The targets remain the same: first Kashmir and later Afghanistan. In Kashmir the objective has been to wrest the Muslim-dominated province out of the hands of India. In Afghanistan the initial purpose was to aid the Taleban take over after the withdrawal of the Soviet occupation forces in 1989. Today, as the US and Nato troops prepare to leave, the militants are geared to supporting the Taleban to gain control of the country once again.

Thus, despite pledges after 9/11 to support the Americans fighting in Afghanistan and to facilitate supply routes, the ISI continued with supporting the Taleban, giving it extensive financial, logistical and intelligence support. (This may have extended to some elements of ISI, officially or unofficially, quietly aiding the protection of Osama bin Laden, hidden in Pakistan.)

The militants are prepared to go to any length to fulfill their aims and after becoming more financially and militarily independent act increasingly without the backing of the ISI. For their part the government and its military have, over the years, become more cautious, constraining the activities of the ISI.

But the tail still too often wags the dog.
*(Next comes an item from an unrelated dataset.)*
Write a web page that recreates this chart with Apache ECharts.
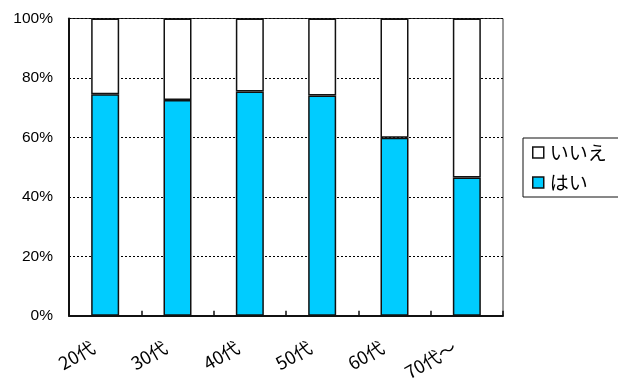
<!DOCTYPE html>
<html>
<head>
<meta charset="utf-8">
<script src="https://cdn.jsdelivr.net/npm/echarts@6/dist/echarts.min.js"></script>
<style>
  html, body { margin: 0; padding: 0; background: #fff; }
  #chart { width: 618px; height: 383px; }
</style>
</head>
<body>
<div id="chart"></div>
<script>
// Age groups and the share (%) answering yes / no
const categories = ['20代', '30代', '40代', '50代', '60代', '70代～'];
const yesValues = [74.5, 72.6, 75.4, 74.1, 59.9, 46.5];
const noValues = [25.5, 27.4, 24.6, 25.9, 40.1, 53.5];
const yTicks = [0, 20, 40, 60, 80, 100];

const chart = echarts.init(document.getElementById('chart'), null, { renderer: 'canvas' });

const barBorder = { borderColor: '#111', borderWidth: 1.5 };

chart.setOption({
  animation: false,
  backgroundColor: '#fff',
  grid: {
    left: 69, right: 115, top: 18.5, bottom: 65,
    show: true, borderColor: '#333', borderWidth: 1, backgroundColor: 'transparent'
  },
  legend: {
    left: 523, top: 138,
    orient: 'vertical',
    data: ['いいえ', 'はい'],
    icon: 'rect',
    itemWidth: 11, itemHeight: 11,
    itemGap: 11,
    padding: [5, 40, 5, 9],
    borderColor: '#111', borderWidth: 1,
    textStyle: { fontFamily: 'Noto Sans CJK JP', fontSize: 19, color: '#000', padding: [0, 0, 0, 1] },
    itemStyle: { borderColor: '#111', borderWidth: 1.5 }
  },
  xAxis: {
    type: 'category',
    data: categories,
    axisLine: { lineStyle: { color: '#111', width: 2 } },
    axisTick: { show: true, inside: true, length: 5, lineStyle: { color: '#111', width: 1.5 } },
    axisLabel: {
      rotate: 30, margin: 23, interval: 0,
      padding: [0, 14, 0, 0],
      fontFamily: 'Noto Sans CJK JP', fontSize: 18, color: '#000'
    },
    splitLine: { show: false }
  },
  yAxis: {
    type: 'value',
    min: yTicks[0], max: yTicks[yTicks.length - 1], interval: 20,
    axisLine: { show: true, lineStyle: { color: '#111', width: 2 } },
    axisTick: { show: false },
    axisLabel: {
      margin: 16, formatter: '{value}%',
      fontFamily: 'Liberation Sans', fontSize: 15.5, color: '#000'
    },
    splitLine: { show: true, lineStyle: { color: '#000', type: [2, 2], width: 1 } }
  },
  series: [
    {
      name: 'はい', type: 'bar', stack: 'total', data: yesValues,
      barWidth: 28,
      itemStyle: Object.assign({ color: '#00CCFF' }, barBorder)
    },
    {
      name: 'いいえ', type: 'bar', stack: 'total', data: noValues,
      barWidth: 28,
      itemStyle: Object.assign({ color: '#FFFFFF' }, barBorder)
    }
  ]
});
</script>
</body>
</html>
This was seen most horrifically when five years ago militants from Pakistan attacked a hotel in Mumbai killing 166 people. The Pakistani government was deeply embarrassed by the event but nevertheless refused to either hand over to India — or arrest and try the suspects. It appeared to be too frightened of crossing the militants. The organisation behind the bombing, Lashkar-e-Tayaba, regularly holds rallies in Lahore.

Last weekend, extremists attacked Peshawar, a city of four million that sits close to Afghanistan. They came from the unruly, adjacent so-called tribal areas, where the militants exert a growing influence. Groups such as the Pakistani Taleban have seized control of large parts of South Waziristan, which borders Afghanistan, enforcing an extreme version of law and participating in attacks on government and coalition targets in Afghanistan. The Pakistan army has been compelled to divert resources to try and root out the extremists.

In recent months, the government of Pakistan has tried to break loose from the policies that have favoured the Taleban, reaching out to the Afghan government, perhaps fearful a victorious

Taleban would give support and strength to the extremist movements inside Pakistan.
Kashmir and Afghanistan are intertwined. The Pakistan government, first under Musharraf and more recently under President Asif Ali Zardari, negotiated with India to end the Kashmir dispute.

Musharraf would probably have achieved a mutually acceptable settlement if Indian Prime Minister, Manmohan Singh, had closed a deal, which offered so many Pakistani concessions. Sharif knows he has to push for a deal if only to sideline the Kashmir-based Pakistani extremists.

Sharif will have to fight not just for the soul of Pakistan, but for its very being as a unitary state.